Thursday, March 22, 2012

Phlogiston Theory

In 1667, Johann Becher published Physical Education. In it is found the first suggestion of what would later become the phlogiston theory. At Becher's time, alchemists believed that there were four classical elements: fire, water, air, and earth. In his book, Becher disputed this by eliminating fire and air and replacing them with three forms of earth. The third, terra pinguis, represented combustible properties. Becher believed that terra pinguis was a main feature of combustion which was released when substances capable of combustion were burned. Becher's theory was expanded in 1703 by a professor of medicine and chemestry called Georg Stahl who renamed terra pinguis phlogiston. The phlogistion theory as it is known today is mainly influenced by Stahl's representation.


The theory was an attempt of early scientists to explain the processes of burning, such as combustion.

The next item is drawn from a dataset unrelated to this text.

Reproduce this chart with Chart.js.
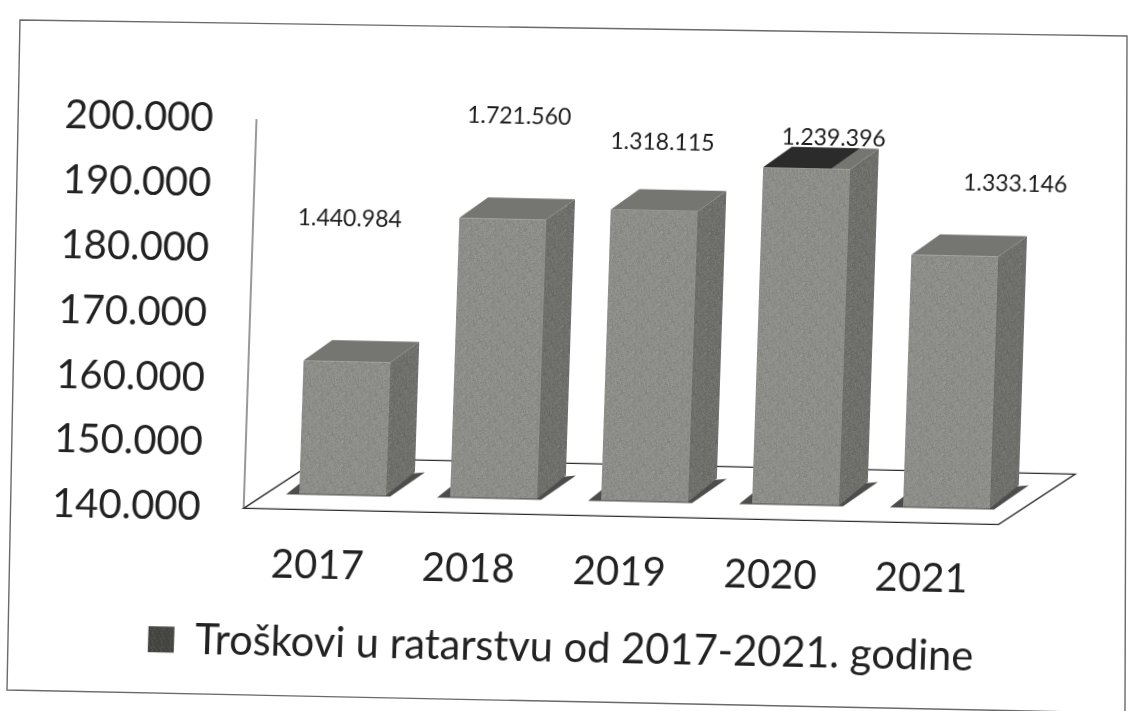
<!DOCTYPE html>
<html><head><meta charset="utf-8">
<style>
html,body{margin:0;padding:0;background:#fff;overflow:hidden;width:1129px;height:711px}
#wrap{position:absolute;left:0;top:0;width:1129px;height:711px;transform:matrix(1,0.0215,-0.033,1,0,0);transform-origin:564px 355px}
#c{display:block}
#frame{position:absolute;left:0;top:0}
</style>
<script src="https://cdn.jsdelivr.net/npm/chart.js@4"></script>
</head><body>
<svg id="frame" width="1129" height="711"><polygon points="1127,36 20,20 7,690 1125,713" fill="none" stroke="#6a6a6a" stroke-width="1.4"/></svg>
<div id="wrap"><canvas id="c" width="1129" height="711"></canvas></div>
<script>
const categories=['2017','2018','2019','2020','2021'];
const seriesValues=[160500,183000,184800,191800,178800];
const dataLabels=['1.440.984','1.721.560','1.318.115','1.239.396','1.333.146'];
const seriesName='Troškovi u ratarstvu od 2017-2021. godine';
const tickValues=[140000,150000,160000,170000,180000,190000,200000];
const labelOffsetX=[-2,13,6,26,58];
const labelOffsetY=[143,103,68,31,73];
const topStainShare=[0,0,0,0.78,0];

const fmt=v=>String(v).replace(/\B(?=(\d{3})+$)/g,'.');
const FONT='Lato, sans-serif';
const shiftX=23,shiftY=-16,depthX=28,depthY=21;

function texture(base,w,h){
  const p=document.createElement('canvas');p.width=w;p.height=h;
  const g=p.getContext('2d');g.fillStyle=base;g.fillRect(0,0,w,h);
  for(let y=0;y<h;y++)for(let x=0;x<w;x++){
    const n=((x*37+y*91+(x*y)%17*13)%23)/23;
    const a=(n-0.5)*0.16;
    g.fillStyle=a>0?`rgba(255,255,255,${a})`:`rgba(0,0,0,${-a})`;
    g.fillRect(x,y,1,1);
  }
  return g.createPattern(p,'repeat');
}
const canvas=document.getElementById('c');
const frontFill=texture('#8e8e8a',24,24);
const sideFill=texture('#6f6f6c',24,24);
const legendFill=texture('#454542',9,9);

const threeD={
  id:'threeD',
  beforeDatasetsDraw(ch){
    const c=ch.ctx,m=ch.getDatasetMeta(0),y=ch.scales.y,a=ch.chartArea;
    const b=y.getPixelForValue(140000);
    c.save();
    c.fillStyle='#fff';c.strokeStyle='#2a2a2a';c.lineWidth=1.3;
    c.beginPath();c.moveTo(a.left,b);c.lineTo(a.left+75,b-52);c.lineTo(a.right+75,b-52);c.lineTo(a.right,b);c.closePath();c.fill();c.stroke();
    c.strokeStyle='#555';c.lineWidth=1.2;c.beginPath();c.moveTo(a.left,y.getPixelForValue(200000));c.lineTo(a.left,b);c.stroke();
    c.translate(shiftX,shiftY);
    m.data.forEach((r,i)=>{
      const l=r.x-r.width/2,rt=r.x+r.width/2,t=r.y;
      c.fillStyle='#4d4d4b';
      c.beginPath();c.moveTo(l-13,b+1);c.lineTo(l,b-10);c.lineTo(rt+38,b-24);c.lineTo(rt+4,b+1);c.closePath();c.fill();
      c.fillStyle=sideFill;
      c.beginPath();c.moveTo(rt,t);c.lineTo(rt+depthX,t-depthY);c.lineTo(rt+depthX,b-depthY-3);c.lineTo(rt,b);c.closePath();c.fill();
      c.fillStyle='#757572';
      c.beginPath();c.moveTo(l,t);c.lineTo(l+depthX,t-depthY);c.lineTo(rt+depthX,t-depthY);c.lineTo(rt,t);c.closePath();c.fill();
      if(topStainShare[i]>0){
        const w=r.width*topStainShare[i];
        c.fillStyle='#2b2b2b';
        c.beginPath();c.moveTo(l,t);c.lineTo(l+depthX,t-depthY);c.lineTo(l+depthX+w,t-depthY);c.lineTo(l+w,t);c.closePath();c.fill();
      }
    });
    c.restore();
    c.save();c.translate(shiftX,shiftY);
  },
  afterDatasetsDraw(ch){
    const c=ch.ctx,m=ch.getDatasetMeta(0);
    c.restore();
    c.save();
    c.fillStyle='#1c1c1c';c.font='23px '+FONT;
    c.textAlign='center';c.textBaseline='middle';
    m.data.forEach((r,i)=>c.fillText(dataLabels[i],r.x+shiftX+labelOffsetX[i],r.y+shiftY-labelOffsetY[i]));
    c.restore();
  }
};
new Chart(canvas,{
  type:'bar',
  data:{labels:categories,datasets:[{label:seriesName,data:seriesValues,backgroundColor:frontFill,borderWidth:0,barPercentage:0.576,categoryPercentage:1}]},
  options:{
    responsive:false,animation:false,
    layout:{padding:{left:12,right:0,top:126,bottom:32}},
    plugins:{
      tooltip:{enabled:false},
      legend:{position:'bottom',
        labels:{color:'#222',font:{size:41.6,family:FONT},boxWidth:26,boxHeight:26,padding:18,
          generateLabels(ch){return [{text:seriesName,fillStyle:legendFill,strokeStyle:'#333',lineWidth:0,datasetIndex:0,fontColor:'#222'}];}}}
    },
    scales:{
      x:{grid:{display:false},border:{display:false},ticks:{color:'#222',font:{size:40,family:FONT},padding:24},afterFit(s){s.height=94;}},
      y:{min:140000,max:200000,border:{display:false},grid:{display:false},
        afterBuildTicks(s){s.ticks=tickValues.map(v=>({value:v}));},
        afterFit(s){s.width=237;},
        ticks:{color:'#222',padding:35,font:{size:40,family:FONT},callback:v=>fmt(v)}},
      yRight:{position:'right',min:140000,max:200000,border:{display:false},grid:{display:false},ticks:{display:false},afterFit(s){s.width=125;}}
    }
  },
  plugins:[threeD]
});
</script>
</body></html>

It states that phlogiston is a substance without color, smell, taste, or mass which is freed during the process of burning. A burned substance, now free of phlogiston, or "dephlogisticated", was considered to be in its true form. It was believed that oxygen was capable of absorbing only a certain amount of phlogiston, and that once it became fully phlogisticated it would no longer support the process of combustion. The fact that combustion stopped in an enclosed space supported this line of thought. Another relationship between oxygen and phlogiston that was believed was that phlogisticated air could not support life, since the job of air in the process of respiration was to remove phlogiston from the body.
Ironically, this early description was essentially opposite of oxygen's actual role in combustion.


Eventually, the phlogiston theory began to loose ground. One of the biggest observations that began this process was that when certain metals, such as magnesium, were burned, they actually gained weight. This was against phlogiston theory since burning was supposed to release phlogiston and make a substance lighter. Some tried to hold on to the theory anyway by suggesting that phlogistion actually had negative weight, others proposed that it was lighter than air, but these conjectures were proved false. During the eighteenth century, phlogiston began to be seen as a principle rather than an actual substance; when it was referred to at all, it was usually linked with hydrogen. Some scientists, most notably Joseph Priestely, held onto the concept of phlogiston theory throughout his career.


Despite evidence of its flaws, the theory was still dominant until Antoine-Laurent Lavoisier indisputably disproved it. His work showed that combustion requires the use of a gas that has weight; since phlogiston was understood to have no mass, it would be impossible for such a substance to have any effect on combustion. Lavoisier's work left phlogiston theory behind, and allowed for the caloric theory of combustion to take it's place.